▶ Exercise prompt:
Repeat the span of the entries below that starts at the line with "Output the Python" and ends at the line with "plt.rcParams['font.family'] = ['DejaVu Sans']", nothing more. Skip the pictures.

▶ Data supplied:
— Begin —
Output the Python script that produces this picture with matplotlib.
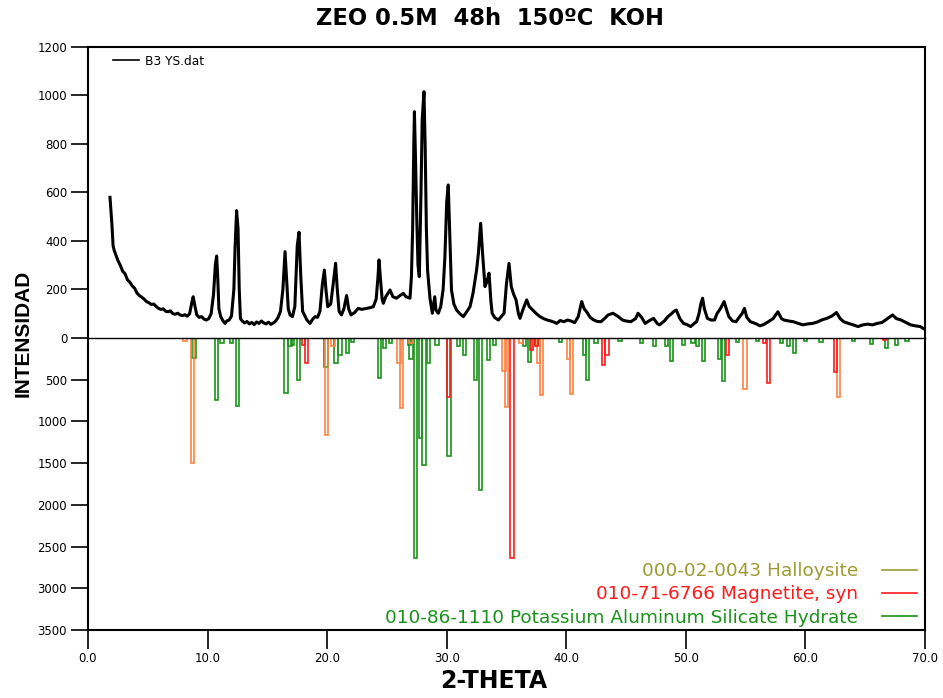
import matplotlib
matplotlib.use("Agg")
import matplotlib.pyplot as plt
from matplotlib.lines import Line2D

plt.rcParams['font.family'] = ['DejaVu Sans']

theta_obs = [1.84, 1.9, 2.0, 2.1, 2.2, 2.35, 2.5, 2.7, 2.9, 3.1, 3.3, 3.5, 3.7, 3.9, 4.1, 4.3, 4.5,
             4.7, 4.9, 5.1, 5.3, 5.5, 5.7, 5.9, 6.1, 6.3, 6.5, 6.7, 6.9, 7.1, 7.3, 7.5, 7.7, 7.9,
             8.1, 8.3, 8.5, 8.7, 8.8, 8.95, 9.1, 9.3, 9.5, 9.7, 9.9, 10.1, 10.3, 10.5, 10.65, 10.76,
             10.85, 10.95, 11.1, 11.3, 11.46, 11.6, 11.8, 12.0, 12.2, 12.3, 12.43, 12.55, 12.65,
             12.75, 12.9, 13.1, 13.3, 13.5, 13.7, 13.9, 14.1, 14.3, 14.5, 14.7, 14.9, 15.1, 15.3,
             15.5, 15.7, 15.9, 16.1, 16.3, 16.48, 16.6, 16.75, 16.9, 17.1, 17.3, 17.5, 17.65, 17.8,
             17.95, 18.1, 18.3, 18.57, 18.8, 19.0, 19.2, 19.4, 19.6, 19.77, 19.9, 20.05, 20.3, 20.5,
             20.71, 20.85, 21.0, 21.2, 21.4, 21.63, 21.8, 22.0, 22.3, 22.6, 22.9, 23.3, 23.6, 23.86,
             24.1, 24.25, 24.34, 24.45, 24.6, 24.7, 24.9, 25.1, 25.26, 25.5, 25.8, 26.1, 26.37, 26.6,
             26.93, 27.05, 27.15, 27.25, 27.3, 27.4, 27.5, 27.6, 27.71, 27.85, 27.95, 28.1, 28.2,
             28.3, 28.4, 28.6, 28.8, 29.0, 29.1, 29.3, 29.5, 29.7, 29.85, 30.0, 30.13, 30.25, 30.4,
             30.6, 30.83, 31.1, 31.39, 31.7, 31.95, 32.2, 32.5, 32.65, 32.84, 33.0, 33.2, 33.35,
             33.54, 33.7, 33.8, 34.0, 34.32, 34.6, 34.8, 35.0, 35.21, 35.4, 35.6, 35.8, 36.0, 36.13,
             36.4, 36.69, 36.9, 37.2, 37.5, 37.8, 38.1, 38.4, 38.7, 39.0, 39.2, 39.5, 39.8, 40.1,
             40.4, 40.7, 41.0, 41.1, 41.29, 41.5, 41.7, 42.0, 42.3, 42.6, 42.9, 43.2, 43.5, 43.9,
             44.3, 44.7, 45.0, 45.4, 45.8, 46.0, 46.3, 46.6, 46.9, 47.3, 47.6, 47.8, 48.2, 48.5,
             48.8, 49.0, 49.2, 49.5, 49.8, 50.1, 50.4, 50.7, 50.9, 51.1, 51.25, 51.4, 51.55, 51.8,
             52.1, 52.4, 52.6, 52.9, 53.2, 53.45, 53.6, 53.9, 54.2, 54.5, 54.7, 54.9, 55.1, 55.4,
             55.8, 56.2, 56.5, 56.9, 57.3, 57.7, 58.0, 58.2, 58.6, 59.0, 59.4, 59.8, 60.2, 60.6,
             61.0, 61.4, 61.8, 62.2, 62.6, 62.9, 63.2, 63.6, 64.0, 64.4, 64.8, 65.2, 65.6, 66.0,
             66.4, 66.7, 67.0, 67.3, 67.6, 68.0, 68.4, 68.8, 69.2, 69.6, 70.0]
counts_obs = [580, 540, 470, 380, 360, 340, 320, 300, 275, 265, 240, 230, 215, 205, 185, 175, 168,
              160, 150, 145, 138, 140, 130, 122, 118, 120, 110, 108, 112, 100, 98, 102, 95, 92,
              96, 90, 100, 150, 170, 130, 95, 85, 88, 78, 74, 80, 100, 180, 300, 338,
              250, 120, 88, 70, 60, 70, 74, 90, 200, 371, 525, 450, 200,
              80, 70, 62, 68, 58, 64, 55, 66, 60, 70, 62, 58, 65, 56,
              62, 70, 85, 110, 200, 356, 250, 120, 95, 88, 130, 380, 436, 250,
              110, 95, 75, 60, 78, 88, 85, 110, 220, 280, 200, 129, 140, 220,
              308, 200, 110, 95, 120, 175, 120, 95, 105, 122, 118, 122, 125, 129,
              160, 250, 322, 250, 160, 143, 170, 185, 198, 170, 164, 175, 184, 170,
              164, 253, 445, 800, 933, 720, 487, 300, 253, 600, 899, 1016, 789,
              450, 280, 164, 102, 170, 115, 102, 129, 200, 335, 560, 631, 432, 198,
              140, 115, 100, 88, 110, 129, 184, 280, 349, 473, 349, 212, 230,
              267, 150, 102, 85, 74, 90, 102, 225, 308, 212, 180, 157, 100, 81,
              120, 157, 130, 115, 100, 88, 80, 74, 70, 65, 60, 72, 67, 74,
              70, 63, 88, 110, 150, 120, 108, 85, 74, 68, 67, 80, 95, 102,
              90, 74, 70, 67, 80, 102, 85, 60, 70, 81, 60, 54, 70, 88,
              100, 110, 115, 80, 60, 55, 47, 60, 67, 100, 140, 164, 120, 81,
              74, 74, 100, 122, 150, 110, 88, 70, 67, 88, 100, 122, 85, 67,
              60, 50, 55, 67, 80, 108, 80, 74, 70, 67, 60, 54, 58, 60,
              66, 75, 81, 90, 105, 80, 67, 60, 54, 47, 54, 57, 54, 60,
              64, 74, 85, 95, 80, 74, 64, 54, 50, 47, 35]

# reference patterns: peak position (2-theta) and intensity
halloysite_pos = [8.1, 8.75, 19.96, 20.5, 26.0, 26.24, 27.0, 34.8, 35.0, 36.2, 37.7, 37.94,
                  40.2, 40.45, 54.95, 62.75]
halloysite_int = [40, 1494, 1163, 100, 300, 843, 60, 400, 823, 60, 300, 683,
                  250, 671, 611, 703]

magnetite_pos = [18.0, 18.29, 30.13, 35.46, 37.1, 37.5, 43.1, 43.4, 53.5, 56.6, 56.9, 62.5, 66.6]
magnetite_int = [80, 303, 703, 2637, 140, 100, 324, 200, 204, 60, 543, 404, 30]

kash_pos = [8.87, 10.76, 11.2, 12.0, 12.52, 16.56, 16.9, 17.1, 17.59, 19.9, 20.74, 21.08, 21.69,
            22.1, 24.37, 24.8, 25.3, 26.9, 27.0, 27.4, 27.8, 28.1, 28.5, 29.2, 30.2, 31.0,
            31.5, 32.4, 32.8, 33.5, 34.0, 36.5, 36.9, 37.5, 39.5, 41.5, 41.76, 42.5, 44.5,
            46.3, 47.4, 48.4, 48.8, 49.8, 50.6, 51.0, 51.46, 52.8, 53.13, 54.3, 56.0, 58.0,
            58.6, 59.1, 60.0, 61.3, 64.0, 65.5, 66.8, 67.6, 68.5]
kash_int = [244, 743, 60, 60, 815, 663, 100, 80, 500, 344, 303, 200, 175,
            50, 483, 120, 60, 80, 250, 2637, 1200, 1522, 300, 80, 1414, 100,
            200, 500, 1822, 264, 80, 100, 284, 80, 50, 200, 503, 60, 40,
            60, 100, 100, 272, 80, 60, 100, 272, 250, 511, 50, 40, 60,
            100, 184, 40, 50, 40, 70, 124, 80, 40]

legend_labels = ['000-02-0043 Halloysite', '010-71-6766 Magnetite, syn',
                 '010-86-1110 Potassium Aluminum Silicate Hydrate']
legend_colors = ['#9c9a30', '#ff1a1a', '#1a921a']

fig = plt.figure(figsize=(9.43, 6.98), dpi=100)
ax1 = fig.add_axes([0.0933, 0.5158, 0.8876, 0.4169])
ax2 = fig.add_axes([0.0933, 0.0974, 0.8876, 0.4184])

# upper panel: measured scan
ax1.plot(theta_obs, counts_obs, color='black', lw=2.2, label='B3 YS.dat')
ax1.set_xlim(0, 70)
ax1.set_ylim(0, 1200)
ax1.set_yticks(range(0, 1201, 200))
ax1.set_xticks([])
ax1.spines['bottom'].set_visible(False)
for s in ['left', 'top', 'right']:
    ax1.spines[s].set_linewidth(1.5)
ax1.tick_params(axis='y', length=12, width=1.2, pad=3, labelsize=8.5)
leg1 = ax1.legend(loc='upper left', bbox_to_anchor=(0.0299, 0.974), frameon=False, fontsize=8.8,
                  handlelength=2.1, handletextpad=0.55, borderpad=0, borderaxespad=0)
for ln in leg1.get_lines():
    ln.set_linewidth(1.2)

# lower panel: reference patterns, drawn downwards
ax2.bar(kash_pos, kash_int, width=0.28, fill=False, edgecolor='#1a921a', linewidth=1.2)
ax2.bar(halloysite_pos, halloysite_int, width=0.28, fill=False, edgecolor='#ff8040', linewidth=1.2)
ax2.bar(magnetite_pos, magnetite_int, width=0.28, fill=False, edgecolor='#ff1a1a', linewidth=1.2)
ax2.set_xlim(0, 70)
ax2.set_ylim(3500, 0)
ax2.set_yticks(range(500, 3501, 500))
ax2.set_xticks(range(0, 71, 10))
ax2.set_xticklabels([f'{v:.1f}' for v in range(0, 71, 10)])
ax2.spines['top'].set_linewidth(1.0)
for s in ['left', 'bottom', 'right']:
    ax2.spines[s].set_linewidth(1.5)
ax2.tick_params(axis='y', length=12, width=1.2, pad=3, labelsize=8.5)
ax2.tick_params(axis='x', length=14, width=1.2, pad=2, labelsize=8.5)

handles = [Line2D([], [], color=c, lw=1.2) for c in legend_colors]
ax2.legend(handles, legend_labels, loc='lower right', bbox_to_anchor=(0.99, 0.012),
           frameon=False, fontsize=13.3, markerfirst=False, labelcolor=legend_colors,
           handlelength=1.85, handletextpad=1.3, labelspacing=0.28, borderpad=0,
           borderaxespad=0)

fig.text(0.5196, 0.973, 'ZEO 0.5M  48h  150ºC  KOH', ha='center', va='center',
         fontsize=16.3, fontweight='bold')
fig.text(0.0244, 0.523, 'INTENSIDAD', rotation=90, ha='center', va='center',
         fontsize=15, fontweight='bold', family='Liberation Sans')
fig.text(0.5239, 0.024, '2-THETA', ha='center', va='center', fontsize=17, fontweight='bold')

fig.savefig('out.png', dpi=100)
— End —
— Begin —
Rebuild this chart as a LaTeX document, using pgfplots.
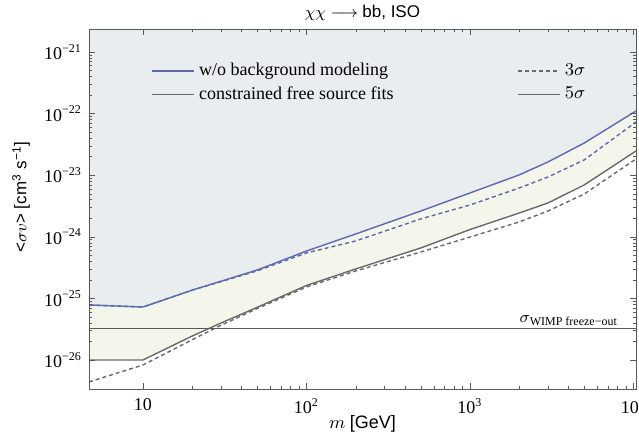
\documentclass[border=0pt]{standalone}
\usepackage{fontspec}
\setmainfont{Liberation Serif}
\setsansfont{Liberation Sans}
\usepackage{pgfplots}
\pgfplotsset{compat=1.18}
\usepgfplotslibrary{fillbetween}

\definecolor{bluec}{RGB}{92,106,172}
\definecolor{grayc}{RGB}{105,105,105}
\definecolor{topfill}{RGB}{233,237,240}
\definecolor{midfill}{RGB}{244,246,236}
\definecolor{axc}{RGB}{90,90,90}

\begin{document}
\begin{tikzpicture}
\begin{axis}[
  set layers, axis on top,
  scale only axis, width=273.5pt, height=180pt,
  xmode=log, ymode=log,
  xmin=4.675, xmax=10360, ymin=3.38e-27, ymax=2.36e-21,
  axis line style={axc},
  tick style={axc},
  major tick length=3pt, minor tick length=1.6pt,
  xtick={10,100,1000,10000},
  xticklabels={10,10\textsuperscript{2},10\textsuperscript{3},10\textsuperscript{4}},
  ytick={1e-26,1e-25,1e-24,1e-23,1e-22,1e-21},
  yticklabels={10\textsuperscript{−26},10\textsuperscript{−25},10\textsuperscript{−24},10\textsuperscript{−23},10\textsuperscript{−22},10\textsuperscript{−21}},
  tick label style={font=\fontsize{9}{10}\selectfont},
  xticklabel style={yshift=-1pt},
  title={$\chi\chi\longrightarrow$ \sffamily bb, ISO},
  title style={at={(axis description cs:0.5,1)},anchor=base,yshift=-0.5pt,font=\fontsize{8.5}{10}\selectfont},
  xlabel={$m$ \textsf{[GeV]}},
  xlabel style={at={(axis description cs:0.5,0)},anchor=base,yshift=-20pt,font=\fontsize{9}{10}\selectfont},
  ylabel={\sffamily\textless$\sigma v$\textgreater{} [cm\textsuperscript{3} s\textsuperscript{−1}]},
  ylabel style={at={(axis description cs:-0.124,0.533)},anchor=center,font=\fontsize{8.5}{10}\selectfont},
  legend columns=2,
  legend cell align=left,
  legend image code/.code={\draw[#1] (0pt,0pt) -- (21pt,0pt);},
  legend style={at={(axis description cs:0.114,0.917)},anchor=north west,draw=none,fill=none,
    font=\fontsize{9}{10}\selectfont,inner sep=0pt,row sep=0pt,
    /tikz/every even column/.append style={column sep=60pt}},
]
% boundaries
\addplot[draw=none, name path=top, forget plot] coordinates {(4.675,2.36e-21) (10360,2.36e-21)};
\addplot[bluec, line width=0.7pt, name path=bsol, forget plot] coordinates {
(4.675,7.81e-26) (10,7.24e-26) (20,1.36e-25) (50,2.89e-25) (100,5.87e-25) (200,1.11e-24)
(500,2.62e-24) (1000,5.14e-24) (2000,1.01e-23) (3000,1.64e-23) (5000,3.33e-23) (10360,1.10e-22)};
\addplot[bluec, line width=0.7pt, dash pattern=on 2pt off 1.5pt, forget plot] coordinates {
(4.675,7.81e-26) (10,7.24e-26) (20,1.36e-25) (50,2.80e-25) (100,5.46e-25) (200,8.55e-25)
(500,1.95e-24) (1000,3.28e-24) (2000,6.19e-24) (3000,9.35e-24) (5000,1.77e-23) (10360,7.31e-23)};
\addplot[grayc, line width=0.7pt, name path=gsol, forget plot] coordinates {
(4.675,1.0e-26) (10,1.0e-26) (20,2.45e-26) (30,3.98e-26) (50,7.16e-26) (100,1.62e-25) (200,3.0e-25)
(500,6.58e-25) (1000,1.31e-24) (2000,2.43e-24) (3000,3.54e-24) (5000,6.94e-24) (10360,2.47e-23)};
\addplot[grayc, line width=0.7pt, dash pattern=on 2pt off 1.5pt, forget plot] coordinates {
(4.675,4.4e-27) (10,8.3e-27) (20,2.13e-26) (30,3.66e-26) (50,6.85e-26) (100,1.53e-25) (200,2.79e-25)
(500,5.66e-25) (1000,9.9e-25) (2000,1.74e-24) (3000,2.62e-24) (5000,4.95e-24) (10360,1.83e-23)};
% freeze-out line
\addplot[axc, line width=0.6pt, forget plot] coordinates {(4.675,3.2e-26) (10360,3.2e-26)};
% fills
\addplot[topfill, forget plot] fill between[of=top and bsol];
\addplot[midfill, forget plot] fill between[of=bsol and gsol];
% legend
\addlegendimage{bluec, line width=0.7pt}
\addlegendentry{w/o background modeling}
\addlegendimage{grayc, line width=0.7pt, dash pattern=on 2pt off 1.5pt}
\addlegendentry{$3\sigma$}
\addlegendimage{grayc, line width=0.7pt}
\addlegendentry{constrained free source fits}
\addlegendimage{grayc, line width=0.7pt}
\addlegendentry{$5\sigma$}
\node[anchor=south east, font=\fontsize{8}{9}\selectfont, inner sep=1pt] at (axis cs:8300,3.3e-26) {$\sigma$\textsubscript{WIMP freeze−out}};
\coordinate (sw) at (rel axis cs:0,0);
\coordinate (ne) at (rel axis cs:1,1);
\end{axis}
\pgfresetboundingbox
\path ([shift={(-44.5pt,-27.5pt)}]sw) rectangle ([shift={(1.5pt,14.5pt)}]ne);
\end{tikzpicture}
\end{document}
— End —
— Begin —
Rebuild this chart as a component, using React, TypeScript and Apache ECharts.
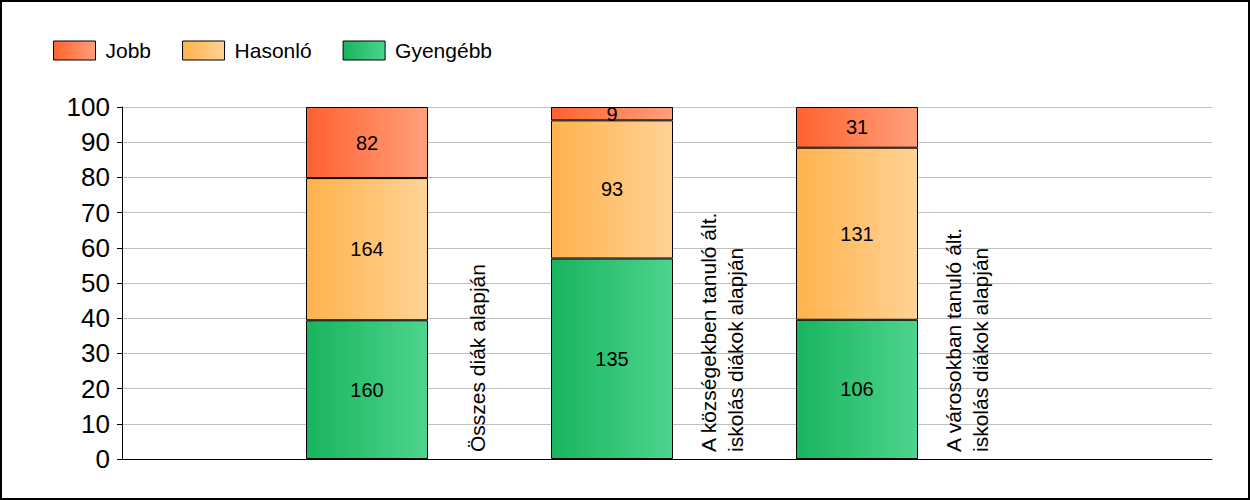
— End —
▶ Full answer:
Output the Python script that produces this picture with matplotlib.
import matplotlib
matplotlib.use("Agg")
import matplotlib.pyplot as plt
from matplotlib.lines import Line2D

plt.rcParams['font.family'] = ['DejaVu Sans']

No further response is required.